Founders of Freebowler Have Raised 75 Lakhs Through Shark Tank India

Freebowler

Three points you will get to know in this article:

  • Freebowler secured a deal with Namita for ₹25 lakhs in exchange for a 7.5% equity stake
  • Company sold globally, with sales ranging from INR 26-70 lakhs yearly, not profitable yet.
  • Founders backed by Ravichandran Ashwin and patented products.

Shark Tank India Featured Freebowler

Free Bowler is a machine that operates on batteries and springs, designed to assist with cricket and sports training in small towns and villages across India. The founders recognized the potential to monetize sports in these areas and set out to create a business that could cater to this need. Based in Bangalore, Free Bowler is committed to developing innovative sports equipment for enthusiasts in various fields. The company aims to make its equipment accessible to the masses and is actively involved in player management and collaborating with sports-based ventures to provide training equipment. Through effective social media management, Free Bowler strives to spread awareness about the benefits of its products among sports enthusiasts.

Click here to visite official website: Free Bowler

Freebowler Business Statistics

After investing two years in research, the founders  successfully established Free Bowler as a business venture. Free Bowler was officially founded in 2016 and began its sales operations in 2018. The Free Bowler product weighs less than 20 kg, making it easily portable as it can be folded and carried anywhere. This innovative machine has been sold in approximately 15 countries, with over 1000 units purchased worldwide.

Pratheek Palanethra and Vishwanath HK: Founder of the Freebowler

Freebowler was founded by Pratheek Palanethra and Vishwanath HK in Bangalore. During the show, they demonstrated two versions of their machine: one that is operated manually and the other that is electric. The prices for these are ₹20,000 and ₹40,000 respectively. The founders also mentioned that they have patents for their products. The founders explained that most of their products, around 75%, are sold directly to customers. Cricket clubs buy around 20-25% of their products, and the remaining 5% are sold to schools and colleges. They also shared their sales figures, such as earning INR 26 lakhs in financial year 2018-2019, INR 70 lakhs in 2019-2020, INR 53 lakhs in 2020-2021, and INR 55 lakhs in 2021-2022. Although they have a 45% gross margin, they haven’t made a profit yet.

Freebowler Shark Tank negotiations

Anupam, Aman, Vineeta, and Peyush decided not to invest in a business for various reasons. Anupam was worried about how well the founders could run the business. Aman didn’t believe in the product. Vineeta thought the product was still new and competing with bigger companies would be hard. Peyush thought the business was too early in its development for him to invest.

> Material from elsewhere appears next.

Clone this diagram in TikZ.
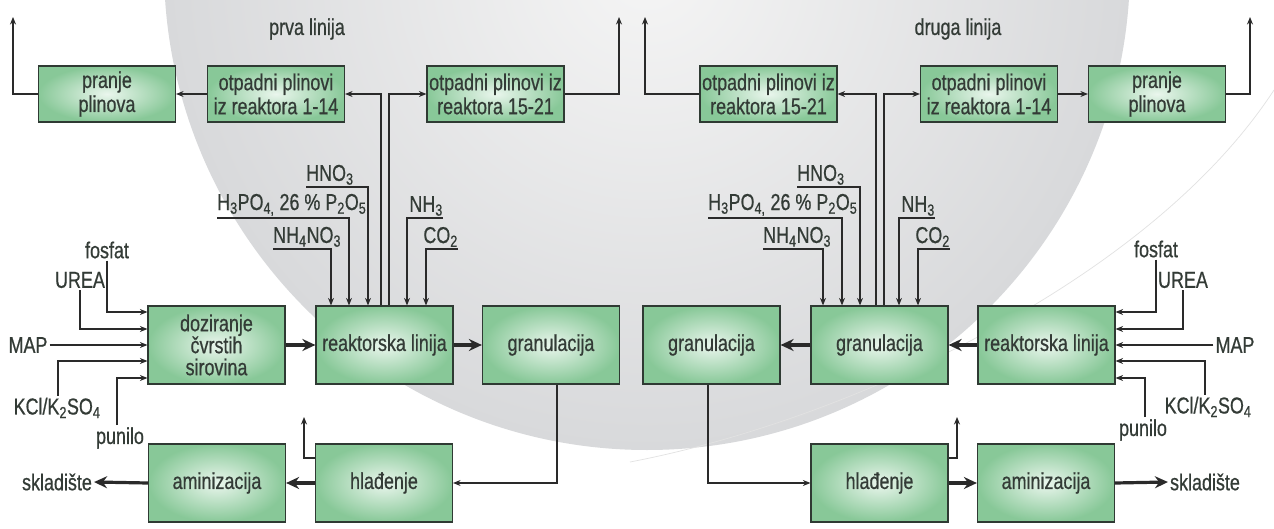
\documentclass[tikz,border=0pt]{standalone}
\usepackage{fontspec}
\setmainfont{Liberation Sans}[FakeStretch=0.78,FakeBold=0.6]
\usetikzlibrary{arrows.meta}
\definecolor{boxin}{HTML}{EAF6ED}
\definecolor{boxout}{HTML}{88C898}
\definecolor{boxline}{HTML}{2F3A33}
\definecolor{txt}{HTML}{333B36}
\definecolor{ln}{HTML}{2A2A2A}
\definecolor{bgin}{HTML}{F5F5F5}
\definecolor{bgout}{HTML}{D8D9DB}
\definecolor{faint}{HTML}{E2E2E2}
\begin{document}
\begin{tikzpicture}[x=1pt,y=-1pt,
  every node/.style={font=\fontsize{23}{24}\selectfont, text=txt},
  box/.style={draw=boxline, line width=1.2pt, shading=radial, inner color=boxin, outer color=boxout, minimum width=137pt, align=center, inner sep=0pt},
  tbox/.style={box, minimum height=56pt},
  mbox/.style={box, minimum height=78pt},
  lbl/.style={inner sep=2pt},
  arr/.style={draw=ln, line width=1.1pt, -{Stealth[length=7.5pt,width=6pt]}},
  bigarr/.style={draw=ln, line width=3.2pt, -{Stealth[length=13pt,width=12pt]}}
]
\useasboundingbox (0,0) rectangle (1274,529);
\fill[white] (0,0) rectangle (1274,529);
\begin{scope}
  \clip (0,0) rectangle (1274,529);
  \shade[inner color=bgin, outer color=bgout] (647,-33) circle (483pt);
  \draw[faint, line width=0.7pt] (630,462) .. controls (850,420) and (1150,280) .. (1274,90);
\end{scope}

% titles
\node (prva) at (307,29) {prva linija};
\node (druga) at (958,29) {druga linija};

% top row
\node[tbox] (pranjeL) at (107,94) {pranje\\plinova};
\node[tbox] (otpAL) at (276,94) {otpadni plinovi\\iz reaktora 1-14};
\node[tbox] (otpBL) at (495.5,94) {otpadni plinovi iz\\reaktora 15-21};
\node[tbox] (otpBR) at (768.5,94) {otpadni plinovi iz\\reaktora 15-21};
\node[tbox] (otpAR) at (989,94) {otpadni plinovi\\iz reaktora 1-14};
\node[tbox] (pranjeR) at (1157,94) {pranje\\plinova};

% middle row
\node[mbox] (doz) at (216.5,345) {doziranje\\[-2pt]čvrstih\\[-2pt]sirovina};
\node[mbox] (reakL) at (384.5,345) {reaktorska linija};
\node[mbox] (granL) at (551,345) {granulacija};
\node[mbox] (granA) at (711.5,345) {granulacija};
\node[mbox] (granB) at (879.5,345) {granulacija};
\node[mbox] (reakR) at (1046.5,345) {reaktorska linija};

% bottom row
\node[mbox] (aminL) at (217,483) {aminizacija};
\node[mbox] (hladL) at (384,483) {hlađenje};
\node[mbox] (hladR) at (879.5,483) {hlađenje};
\node[mbox] (aminR) at (1046,483) {aminizacija};

% free ends
\coordinate (outA) at (13,17);
\coordinate (outB) at (619,17);
\coordinate (outC) at (645,17);
\coordinate (outD) at (1250,17);
\coordinate (outE) at (304,417);
\coordinate (outF) at (957,417);

% top connectors
\draw[arr] (otpAL.west) -- (pranjeL.east);
\draw[arr] (pranjeL.west) -| (outA);
\draw[arr] ([xshift=-3.5pt]reakL.north) |- (otpAL.east);
\draw[arr] ([xshift=4.5pt]reakL.north) |- (otpBL.west);
\draw[arr] (otpBL.east) -| (outB);
\draw[arr] (otpBR.west) -| (outC);
\draw[arr] ([xshift=-3.5pt]granB.north) |- (otpBR.east);
\draw[arr] ([xshift=4.5pt]granB.north) |- (otpAR.west);
\draw[arr] (otpAR.east) -- (pranjeR.west);
\draw[arr] (pranjeR.east) -| (outD);

% inputs to left reactor
\coordinate (hnoLs) at (306,187);
\node[lbl, inner xsep=0pt, anchor=south west] (hnoL) at (hnoLs) {HNO\textsubscript{3}};
\draw[arr] (hnoLs) -| ([xshift=-16.5pt]reakL.north);
\coordinate (phoLs) at (217,218);
\node[lbl, inner xsep=0pt, anchor=south west] (phoL) at (phoLs) {H\textsubscript{3}PO\textsubscript{4,} 26 \% P\textsubscript{2}O\textsubscript{5}};
\draw[arr] (phoLs) -| ([xshift=-35.5pt]reakL.north);
\coordinate (anLs) at (273,249);
\node[lbl, inner xsep=0pt, anchor=south west] (anL) at (anLs) {NH\textsubscript{4}NO\textsubscript{3}};
\draw[arr] (anLs) -| ([xshift=-53.5pt]reakL.north);
\coordinate (nhLs) at (443,218);
\node[lbl, inner xsep=0pt, anchor=south east] (nhL) at (nhLs) {NH\textsubscript{3}};
\draw[arr] (nhLs) -| ([xshift=22.5pt]reakL.north);
\coordinate (coLs) at (458,249);
\node[lbl, inner xsep=0pt, anchor=south east] (coL) at (coLs) {CO\textsubscript{2}};
\draw[arr] (coLs) -| ([xshift=41.5pt]reakL.north);

% inputs to right granulacija
\coordinate (hnoRs) at (797,187);
\node[lbl, inner xsep=0pt, anchor=south west] (hnoR) at (hnoRs) {HNO\textsubscript{3}};
\draw[arr] (hnoRs) -| ([xshift=-19.5pt]granB.north);
\coordinate (phoRs) at (708,218);
\node[lbl, inner xsep=0pt, anchor=south west] (phoR) at (phoRs) {H\textsubscript{3}PO\textsubscript{4,} 26 \% P\textsubscript{2}O\textsubscript{5}};
\draw[arr] (phoRs) -| ([xshift=-37.5pt]granB.north);
\coordinate (anRs) at (763,249);
\node[lbl, inner xsep=0pt, anchor=south west] (anR) at (anRs) {NH\textsubscript{4}NO\textsubscript{3}};
\draw[arr] (anRs) -| ([xshift=-56.5pt]granB.north);
\coordinate (nhRs) at (935,218);
\node[lbl, inner xsep=0pt, anchor=south east] (nhR) at (nhRs) {NH\textsubscript{3}};
\draw[arr] (nhRs) -| ([xshift=19.5pt]granB.north);
\coordinate (coRs) at (950,249);
\node[lbl, inner xsep=0pt, anchor=south east] (coR) at (coRs) {CO\textsubscript{2}};
\draw[arr] (coRs) -| ([xshift=38.5pt]granB.north);

% solid inputs left
\node[lbl] (fosL) at (107,250) {fosfat};
\node[lbl] (ureaL) at (80,280) {UREA};
\node[lbl] (mapL) at (28,345) {MAP};
\node[lbl] (kclL) at (57,408) {KCl/K\textsubscript{2}SO\textsubscript{4}};
\node[lbl] (punL) at (120,438) {punilo};
\draw[arr] (fosL.south) |- ([yshift=33pt]doz.west);
\draw[arr] (ureaL.south) |- ([yshift=16pt]doz.west);
\draw[arr] (mapL.east) -- (doz.west);
\draw[arr] ([xshift=1pt]kclL.north) |- ([yshift=-16pt]doz.west);
\draw[arr] ([xshift=-3pt]punL.north) |- ([yshift=-33pt]doz.west);

% solid inputs right
\node[lbl] (fosR) at (1156,249) {fosfat};
\node[lbl] (ureaR) at (1183,280) {UREA};
\node[lbl] (mapR) at (1235,345) {MAP};
\node[lbl] (kclR) at (1208,407) {KCl/K\textsubscript{2}SO\textsubscript{4}};
\node[lbl] (punR) at (1143,430) {punilo};
\draw[arr] (fosR.south) |- ([yshift=33pt]reakR.east);
\draw[arr] (ureaR.south) |- ([yshift=16pt]reakR.east);
\draw[arr] (mapR.west) -- (reakR.east);
\draw[arr] ([xshift=-3pt]kclR.north) |- ([yshift=-16pt]reakR.east);
\draw[arr] ([xshift=2pt]punR.north) |- ([yshift=-33pt]reakR.east);

% main flow
\draw[bigarr] (doz.east) -- (reakL.west);
\draw[bigarr] (reakL.east) -- (granL.west);
\draw[bigarr] (granB.west) -- (granA.east);
\draw[bigarr] (reakR.west) -- (granB.east);

% bottom flow
\node[lbl] (skladL) at (57,482) {skladište};
\node[lbl] (skladR) at (1205,482) {skladište};
\draw[arr] ([xshift=6pt]granL.south) |- (hladL.east);
\draw[arr] ([yshift=25pt]hladL.west) -| (outE);
\draw[bigarr] (hladL.west) -- (aminL.east);
\draw[bigarr] (aminL.west) -- (skladL.east);
\draw[arr] ([xshift=-3.5pt]granA.south) |- (hladR.west);
\draw[arr] ([yshift=25pt]hladR.east) -| (outF);
\draw[bigarr] (hladR.east) -- (aminR.west);
\draw[bigarr] (aminR.east) -- (skladR.west);
\end{tikzpicture}
\end{document}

On the other hand, Namita was willing to take a risk and invest money. She initially offered ₹50 lakhs for 15% ownership of the business and ₹25 lakhs as a loan with 10% interest. The company made a counteroffer of ₹50 lakhs for 10% ownership and the same loan terms. Namita felt this was too risky at first but eventually accepted. The company then proposed ₹25 lakhs for 7.5% ownership and ₹50 lakhs as a loan with 10% interest, which Namita agreed to.

Freebowler after Shark Tank India

Our investigation into the company found that even though they talked about a deal with Namita on TV, it never actually happened. However, appearing on the show did help the business, as the owners said on the internet that they got a lot of new customers after the show aired. Their website is still working, but they haven’t posted on social media since they were on Shark Tank. This makes us think that the owners might have decided to try something else, especially as the Sharks warned them that it might be too late to succeed in this business now.

Shark Tank India showcases a dynamic platform where aspiring business owners pitch their concepts to influential investors, hoping to gain the support and resources needed to scale their enterprises.